- Collected data
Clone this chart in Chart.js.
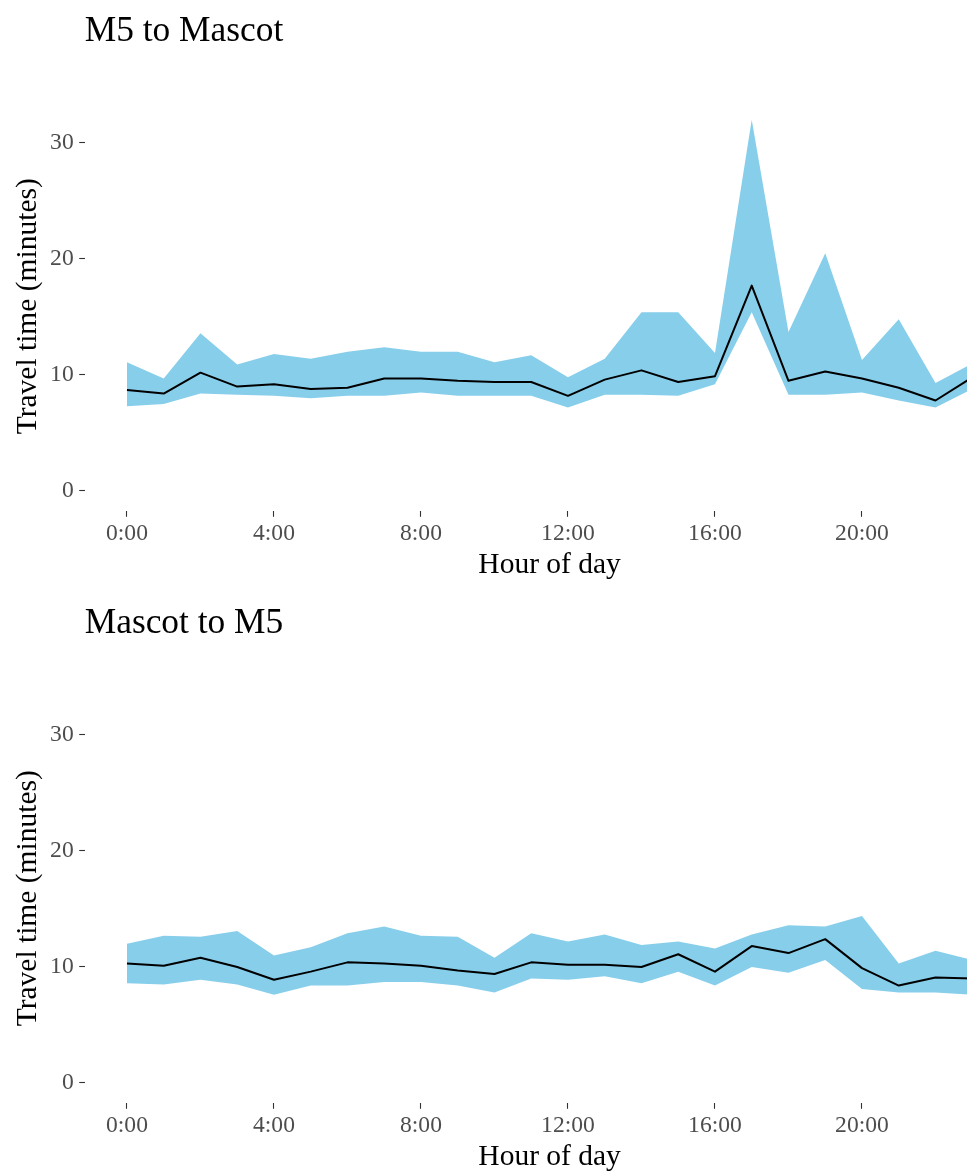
<!DOCTYPE html>
<html>
<head>
<meta charset="utf-8">
<script src="https://cdn.jsdelivr.net/npm/chart.js@4.4.1/dist/chart.umd.min.js"></script>
<style>
  html, body { margin: 0; padding: 0; background: #ffffff; overflow: hidden; }
  body { width: 967px; height: 1171px; position: relative; }
  canvas { position: absolute; left: 0; }
  #topChart { top: 0; }
  #bottomChart { top: 592px; }
</style>
</head>
<body>
<canvas id="topChart" width="1030" height="592"></canvas>
<canvas id="bottomChart" width="1030" height="592"></canvas>
<script>
// Hour of day (x values)
const hours = [0, 1, 2, 3, 4, 5, 6, 7, 8, 9, 10, 11, 12, 13, 14, 15, 16, 17, 18, 19, 20, 21, 22, 23];
const hourTicks = [0, 4, 8, 12, 16, 20];
const minuteTicks = [0, 10, 20, 30];

// M5 to Mascot - travel time (minutes)
const m5ToMascotUpper = [11.1, 9.7, 13.6, 10.9, 11.8, 11.4, 12.0, 12.4, 12.0, 12.0, 11.1, 11.7, 9.8, 11.4, 15.4, 15.4, 11.9, 32.0, 13.7, 20.5, 11.3, 14.8, 9.3, 11.0];
const m5ToMascotMean = [8.7, 8.4, 10.2, 9.0, 9.2, 8.8, 8.9, 9.7, 9.7, 9.5, 9.4, 9.4, 8.2, 9.6, 10.4, 9.4, 9.9, 17.7, 9.5, 10.3, 9.7, 8.9, 7.8, 9.8];
const m5ToMascotLower = [7.3, 7.5, 8.4, 8.3, 8.2, 8.0, 8.2, 8.2, 8.5, 8.2, 8.2, 8.2, 7.2, 8.3, 8.3, 8.2, 9.2, 15.4, 8.3, 8.3, 8.5, 7.8, 7.2, 8.8];

// Mascot to M5 - travel time (minutes)
const mascotToM5Upper = [12.0, 12.7, 12.6, 13.1, 11.0, 11.7, 12.9, 13.5, 12.7, 12.6, 10.8, 12.9, 12.2, 12.8, 11.9, 12.2, 11.6, 12.8, 13.6, 13.5, 14.4, 10.3, 11.4, 10.6];
const mascotToM5Mean = [10.3, 10.1, 10.8, 10.0, 8.9, 9.6, 10.4, 10.3, 10.1, 9.7, 9.4, 10.4, 10.2, 10.2, 10.0, 11.1, 9.6, 11.8, 11.2, 12.4, 9.9, 8.4, 9.1, 9.0];
const mascotToM5Lower = [8.6, 8.5, 8.9, 8.5, 7.6, 8.4, 8.4, 8.7, 8.7, 8.4, 7.8, 9.0, 8.9, 9.2, 8.6, 9.6, 8.4, 10.0, 9.5, 10.6, 8.1, 7.8, 7.8, 7.6];

const SERIF = '"Liberation Serif", "Times New Roman", serif';
const RIBBON = '#87CEEB';

function toPoints(values) {
    return hours.map((h, i) => ({ x: h, y: values[i] }));
}

// draws the panel title left-aligned with the plot area
const panelTitle = {
    id: 'panelTitle',
    afterDraw(chart, args, opts) {
        const ctx = chart.ctx;
        ctx.save();
        ctx.font = '35.4px ' + SERIF;
        ctx.fillStyle = '#000000';
        ctx.textAlign = 'left';
        ctx.textBaseline = 'alphabetic';
        ctx.fillText(opts.text, chart.chartArea.left, 40.5);
        ctx.restore();
    }
};

function makePanel(canvasId, title, upper, mean, lower) {
    return new Chart(document.getElementById(canvasId), {
        type: 'line',
        data: {
            datasets: [
                {
                    label: 'upper',
                    data: toPoints(upper),
                    borderWidth: 0,
                    pointRadius: 0,
                    backgroundColor: RIBBON,
                    fill: '+1',
                    order: 2
                },
                {
                    label: 'lower',
                    data: toPoints(lower),
                    borderWidth: 0,
                    pointRadius: 0,
                    fill: false,
                    order: 2
                },
                {
                    label: 'mean',
                    data: toPoints(mean),
                    borderColor: '#000000',
                    borderWidth: 2,
                    borderJoinStyle: 'round',
                    pointRadius: 0,
                    tension: 0,
                    fill: false,
                    order: 1
                }
            ]
        },
        options: {
            responsive: false,
            animation: false,
            layout: { padding: { top: 101.2, bottom: 9.3, left: 0, right: 15.5 } },
            plugins: {
                legend: { display: false },
                tooltip: { enabled: false },
                filler: { drawTime: 'beforeDatasetsDraw' },
                panelTitle: { text: title }
            },
            scales: {
                x: {
                    type: 'linear',
                    min: -1.15,
                    max: 24.15,
                    afterBuildTicks: (scale) => { scale.ticks = hourTicks.map(v => ({ value: v })); },
                    afterFit: (scale) => { scale.height = 71.4; },
                    border: { display: false },
                    grid: {
                        drawOnChartArea: false,
                        drawTicks: true,
                        tickLength: 5.5,
                        tickColor: '#333333',
                        tickWidth: 1.1
                    },
                    ticks: {
                        autoSkip: false,
                        maxRotation: 0,
                        padding: 3,
                        color: '#4d4d4d',
                        font: { family: SERIF, size: 23.6, lineHeight: 1.2 },
                        callback: (v) => v + ':00'
                    },
                    title: {
                        display: true,
                        text: 'Hour of day',
                        color: '#000000',
                        padding: { top: 0, bottom: 0 },
                        font: { family: SERIF, size: 29.5, lineHeight: 1.2 }
                    }
                },
                y: {
                    type: 'linear',
                    min: -1.75,
                    max: 33.6,
                    afterBuildTicks: (scale) => { scale.ticks = minuteTicks.map(v => ({ value: v })); },
                    afterFit: (scale) => { scale.width = 84.7; },
                    border: { display: false },
                    grid: {
                        drawOnChartArea: false,
                        drawTicks: true,
                        tickLength: 5.5,
                        tickColor: '#333333',
                        tickWidth: 1.1
                    },
                    ticks: {
                        padding: 5.5,
                        color: '#4d4d4d',
                        font: { family: SERIF, size: 23.6, lineHeight: 1.2 }
                    },
                    title: {
                        display: true,
                        text: 'Travel time (minutes)',
                        color: '#000000',
                        padding: { top: 11, bottom: 0 },
                        font: { family: SERIF, size: 29.5, lineHeight: 1.2 }
                    }
                }
            }
        },
        plugins: [panelTitle]
    });
}

makePanel('topChart', 'M5 to Mascot', m5ToMascotUpper, m5ToMascotMean, m5ToMascotLower);
makePanel('bottomChart', 'Mascot to M5', mascotToM5Upper, mascotToM5Mean, mascotToM5Lower);
</script>
</body>
</html>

- To do
Each line above is to be copied verbatim. Drop any image from the copy.

- Solution for this problem
Clone this chart in Chart.js.
<!DOCTYPE html>
<html>
<head>
<meta charset="utf-8">
<script src="https://cdn.jsdelivr.net/npm/chart.js@4.4.1/dist/chart.umd.min.js"></script>
<style>
  html, body { margin: 0; padding: 0; background: #ffffff; overflow: hidden; }
  body { width: 967px; height: 1171px; position: relative; }
  canvas { position: absolute; left: 0; }
  #topChart { top: 0; }
  #bottomChart { top: 592px; }
</style>
</head>
<body>
<canvas id="topChart" width="1030" height="592"></canvas>
<canvas id="bottomChart" width="1030" height="592"></canvas>
<script>
// Hour of day (x values)
const hours = [0, 1, 2, 3, 4, 5, 6, 7, 8, 9, 10, 11, 12, 13, 14, 15, 16, 17, 18, 19, 20, 21, 22, 23];
const hourTicks = [0, 4, 8, 12, 16, 20];
const minuteTicks = [0, 10, 20, 30];

// M5 to Mascot - travel time (minutes)
const m5ToMascotUpper = [11.1, 9.7, 13.6, 10.9, 11.8, 11.4, 12.0, 12.4, 12.0, 12.0, 11.1, 11.7, 9.8, 11.4, 15.4, 15.4, 11.9, 32.0, 13.7, 20.5, 11.3, 14.8, 9.3, 11.0];
const m5ToMascotMean = [8.7, 8.4, 10.2, 9.0, 9.2, 8.8, 8.9, 9.7, 9.7, 9.5, 9.4, 9.4, 8.2, 9.6, 10.4, 9.4, 9.9, 17.7, 9.5, 10.3, 9.7, 8.9, 7.8, 9.8];
const m5ToMascotLower = [7.3, 7.5, 8.4, 8.3, 8.2, 8.0, 8.2, 8.2, 8.5, 8.2, 8.2, 8.2, 7.2, 8.3, 8.3, 8.2, 9.2, 15.4, 8.3, 8.3, 8.5, 7.8, 7.2, 8.8];

// Mascot to M5 - travel time (minutes)
const mascotToM5Upper = [12.0, 12.7, 12.6, 13.1, 11.0, 11.7, 12.9, 13.5, 12.7, 12.6, 10.8, 12.9, 12.2, 12.8, 11.9, 12.2, 11.6, 12.8, 13.6, 13.5, 14.4, 10.3, 11.4, 10.6];
const mascotToM5Mean = [10.3, 10.1, 10.8, 10.0, 8.9, 9.6, 10.4, 10.3, 10.1, 9.7, 9.4, 10.4, 10.2, 10.2, 10.0, 11.1, 9.6, 11.8, 11.2, 12.4, 9.9, 8.4, 9.1, 9.0];
const mascotToM5Lower = [8.6, 8.5, 8.9, 8.5, 7.6, 8.4, 8.4, 8.7, 8.7, 8.4, 7.8, 9.0, 8.9, 9.2, 8.6, 9.6, 8.4, 10.0, 9.5, 10.6, 8.1, 7.8, 7.8, 7.6];

const SERIF = '"Liberation Serif", "Times New Roman", serif';
const RIBBON = '#87CEEB';

function toPoints(values) {
    return hours.map((h, i) => ({ x: h, y: values[i] }));
}

// draws the panel title left-aligned with the plot area
const panelTitle = {
    id: 'panelTitle',
    afterDraw(chart, args, opts) {
        const ctx = chart.ctx;
        ctx.save();
        ctx.font = '35.4px ' + SERIF;
        ctx.fillStyle = '#000000';
        ctx.textAlign = 'left';
        ctx.textBaseline = 'alphabetic';
        ctx.fillText(opts.text, chart.chartArea.left, 40.5);
        ctx.restore();
    }
};

function makePanel(canvasId, title, upper, mean, lower) {
    return new Chart(document.getElementById(canvasId), {
        type: 'line',
        data: {
            datasets: [
                {
                    label: 'upper',
                    data: toPoints(upper),
                    borderWidth: 0,
                    pointRadius: 0,
                    backgroundColor: RIBBON,
                    fill: '+1',
                    order: 2
                },
                {
                    label: 'lower',
                    data: toPoints(lower),
                    borderWidth: 0,
                    pointRadius: 0,
                    fill: false,
                    order: 2
                },
                {
                    label: 'mean',
                    data: toPoints(mean),
                    borderColor: '#000000',
                    borderWidth: 2,
                    borderJoinStyle: 'round',
                    pointRadius: 0,
                    tension: 0,
                    fill: false,
                    order: 1
                }
            ]
        },
        options: {
            responsive: false,
            animation: false,
            layout: { padding: { top: 101.2, bottom: 9.3, left: 0, right: 15.5 } },
            plugins: {
                legend: { display: false },
                tooltip: { enabled: false },
                filler: { drawTime: 'beforeDatasetsDraw' },
                panelTitle: { text: title }
            },
            scales: {
                x: {
                    type: 'linear',
                    min: -1.15,
                    max: 24.15,
                    afterBuildTicks: (scale) => { scale.ticks = hourTicks.map(v => ({ value: v })); },
                    afterFit: (scale) => { scale.height = 71.4; },
                    border: { display: false },
                    grid: {
                        drawOnChartArea: false,
                        drawTicks: true,
                        tickLength: 5.5,
                        tickColor: '#333333',
                        tickWidth: 1.1
                    },
                    ticks: {
                        autoSkip: false,
                        maxRotation: 0,
                        padding: 3,
                        color: '#4d4d4d',
                        font: { family: SERIF, size: 23.6, lineHeight: 1.2 },
                        callback: (v) => v + ':00'
                    },
                    title: {
                        display: true,
                        text: 'Hour of day',
                        color: '#000000',
                        padding: { top: 0, bottom: 0 },
                        font: { family: SERIF, size: 29.5, lineHeight: 1.2 }
                    }
                },
                y: {
                    type: 'linear',
                    min: -1.75,
                    max: 33.6,
                    afterBuildTicks: (scale) => { scale.ticks = minuteTicks.map(v => ({ value: v })); },
                    afterFit: (scale) => { scale.width = 84.7; },
                    border: { display: false },
                    grid: {
                        drawOnChartArea: false,
                        drawTicks: true,
                        tickLength: 5.5,
                        tickColor: '#333333',
                        tickWidth: 1.1
                    },
                    ticks: {
                        padding: 5.5,
                        color: '#4d4d4d',
                        font: { family: SERIF, size: 23.6, lineHeight: 1.2 }
                    },
                    title: {
                        display: true,
                        text: 'Travel time (minutes)',
                        color: '#000000',
                        padding: { top: 11, bottom: 0 },
                        font: { family: SERIF, size: 29.5, lineHeight: 1.2 }
                    }
                }
            }
        },
        plugins: [panelTitle]
    });
}

makePanel('topChart', 'M5 to Mascot', m5ToMascotUpper, m5ToMascotMean, m5ToMascotLower);
makePanel('bottomChart', 'Mascot to M5', mascotToM5Upper, mascotToM5Mean, mascotToM5Lower);
</script>
</body>
</html>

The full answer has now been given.